● Task requirements
Output all the data exactly. Pictures do not belong in the copy.
▼▼▼
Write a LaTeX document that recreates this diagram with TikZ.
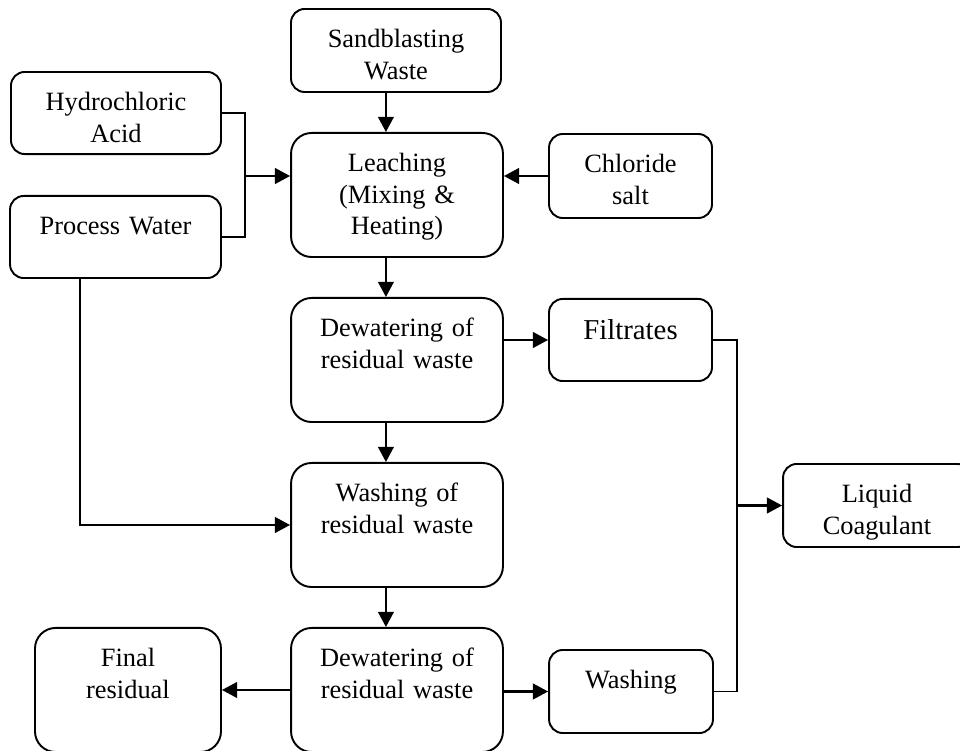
\documentclass[tikz,border=0pt]{standalone}
\usepackage{fontspec}
\setmainfont{Liberation Serif}
\usetikzlibrary{arrows.meta}

\begin{document}
\begin{tikzpicture}[>={Triangle[length=6.3pt,width=6.5pt]}, line width=.8pt]
      \tikzstyle{every node}=[font=\fontsize{11}{13.1}\selectfont]
      \tikzstyle{box}=[draw, rounded corners=5.7pt, inner sep=0pt, align=center, text height=16.2pt, text depth=18pt]
      \tikzstyle{tallbox}=[box, rounded corners=8.6pt, text depth=35.5pt]
      \tikzstyle{flow}=[->, line width=.9pt]
      \tikzstyle{bus}=[line width=.75pt]
      \useasboundingbox (0pt,0pt) rectangle (400pt,312.92pt);
      %%
  \node (sand) at (165pt,291.88pt) [box, text width=87.5pt, text depth=18.4pt] {Sandblasting\\Waste};
  \node (hcl) at (48.33pt,265.83pt) [box, text width=87.5pt] {Hydrochloric\\Acid};
  \node (pw) at (48.13pt,214.17pt) [box, text width=87.9pt] {Process Water};
  \node (leach) at (165.42pt,231.67pt) [tallbox, text width=88.3pt] {Leaching\\(Mixing \&\\Heating)};
  \node (chlor) at (262.71pt,239.58pt) [box, text width=67.9pt, text depth=18.8pt] {Chloride\\salt};
  \node (dew1) at (165.42pt,162.92pt) [tallbox, text width=88.3pt] {Dewatering of\\residual waste};
  \node (filt) at (262.71pt,171.25pt) [box, text width=67.9pt, text height=17pt, text depth=17.2pt, font=\fontsize{12}{14.3}\selectfont] {Filtrates};
  \node (wash1) at (165.42pt,94.17pt) [tallbox, text width=88.3pt] {Washing of\\residual waste};
  \node (liq) at (365.42pt,102.29pt) [box, text width=78.3pt, text depth=18.4pt] {Liquid\\Coagulant};
  \node (dew2) at (165.42pt,25.42pt) [tallbox, text width=88.3pt] {Dewatering of\\residual waste};
  \node (fin) at (53.33pt,25.42pt) [tallbox, text width=77.5pt] {Final\\residual};
  \node (wash2) at (262.92pt,24.79pt) [box, text width=68.3pt, text depth=18.4pt] {Washing};
  \coordinate (spine) at (160.8pt,0pt);
  \coordinate (drop) at (33.33pt,0pt);
  \coordinate (lbus) at (102.08pt,239.58pt);
  \coordinate (rbus) at (307.08pt,102.29pt);
  \draw [flow] (sand.south -| spine) -- (leach.north -| spine);
  \draw [flow] (leach.south -| spine) -- (dew1.north -| spine);
  \draw [flow] (dew1.south -| spine) -- (wash1.north -| spine);
  \draw [flow] (wash1.south -| spine) -- (dew2.north -| spine);
  \draw [bus] (hcl.east) -| (lbus) |- (pw.east);
  \draw [flow] (lbus) -- (lbus -| leach.west);
  \draw [flow] (chlor.west) -- (chlor.west -| leach.east);
  \draw [flow] (pw.south -| drop) |- (wash1.west);
  \draw [flow] (dew1.east |- filt.west) -- (filt.west);
  \draw [bus] (filt.east) -| (rbus) |- (wash2.east);
  \draw [flow] (rbus) -- (liq.west);
  \draw [flow] (dew2.east |- wash2.west) -- (wash2.west);
  \draw [flow] (dew2.west) -- (fin.east);
%

    \end{tikzpicture}
\end{document}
▲▲▲
● Result of this task
Write a LaTeX document that recreates this diagram with TikZ.
\documentclass[tikz,border=0pt]{standalone}
\usepackage{fontspec}
\setmainfont{Liberation Serif}
\usetikzlibrary{arrows.meta}

\begin{document}
\begin{tikzpicture}[>={Triangle[length=6.3pt,width=6.5pt]}, line width=.8pt]
      \tikzstyle{every node}=[font=\fontsize{11}{13.1}\selectfont]
      \tikzstyle{box}=[draw, rounded corners=5.7pt, inner sep=0pt, align=center, text height=16.2pt, text depth=18pt]
      \tikzstyle{tallbox}=[box, rounded corners=8.6pt, text depth=35.5pt]
      \tikzstyle{flow}=[->, line width=.9pt]
      \tikzstyle{bus}=[line width=.75pt]
      \useasboundingbox (0pt,0pt) rectangle (400pt,312.92pt);
      %%
  \node (sand) at (165pt,291.88pt) [box, text width=87.5pt, text depth=18.4pt] {Sandblasting\\Waste};
  \node (hcl) at (48.33pt,265.83pt) [box, text width=87.5pt] {Hydrochloric\\Acid};
  \node (pw) at (48.13pt,214.17pt) [box, text width=87.9pt] {Process Water};
  \node (leach) at (165.42pt,231.67pt) [tallbox, text width=88.3pt] {Leaching\\(Mixing \&\\Heating)};
  \node (chlor) at (262.71pt,239.58pt) [box, text width=67.9pt, text depth=18.8pt] {Chloride\\salt};
  \node (dew1) at (165.42pt,162.92pt) [tallbox, text width=88.3pt] {Dewatering of\\residual waste};
  \node (filt) at (262.71pt,171.25pt) [box, text width=67.9pt, text height=17pt, text depth=17.2pt, font=\fontsize{12}{14.3}\selectfont] {Filtrates};
  \node (wash1) at (165.42pt,94.17pt) [tallbox, text width=88.3pt] {Washing of\\residual waste};
  \node (liq) at (365.42pt,102.29pt) [box, text width=78.3pt, text depth=18.4pt] {Liquid\\Coagulant};
  \node (dew2) at (165.42pt,25.42pt) [tallbox, text width=88.3pt] {Dewatering of\\residual waste};
  \node (fin) at (53.33pt,25.42pt) [tallbox, text width=77.5pt] {Final\\residual};
  \node (wash2) at (262.92pt,24.79pt) [box, text width=68.3pt, text depth=18.4pt] {Washing};
  \coordinate (spine) at (160.8pt,0pt);
  \coordinate (drop) at (33.33pt,0pt);
  \coordinate (lbus) at (102.08pt,239.58pt);
  \coordinate (rbus) at (307.08pt,102.29pt);
  \draw [flow] (sand.south -| spine) -- (leach.north -| spine);
  \draw [flow] (leach.south -| spine) -- (dew1.north -| spine);
  \draw [flow] (dew1.south -| spine) -- (wash1.north -| spine);
  \draw [flow] (wash1.south -| spine) -- (dew2.north -| spine);
  \draw [bus] (hcl.east) -| (lbus) |- (pw.east);
  \draw [flow] (lbus) -- (lbus -| leach.west);
  \draw [flow] (chlor.west) -- (chlor.west -| leach.east);
  \draw [flow] (pw.south -| drop) |- (wash1.west);
  \draw [flow] (dew1.east |- filt.west) -- (filt.west);
  \draw [bus] (filt.east) -| (rbus) |- (wash2.east);
  \draw [flow] (rbus) -- (liq.west);
  \draw [flow] (dew2.east |- wash2.west) -- (wash2.west);
  \draw [flow] (dew2.west) -- (fin.east);
%

    \end{tikzpicture}
\end{document}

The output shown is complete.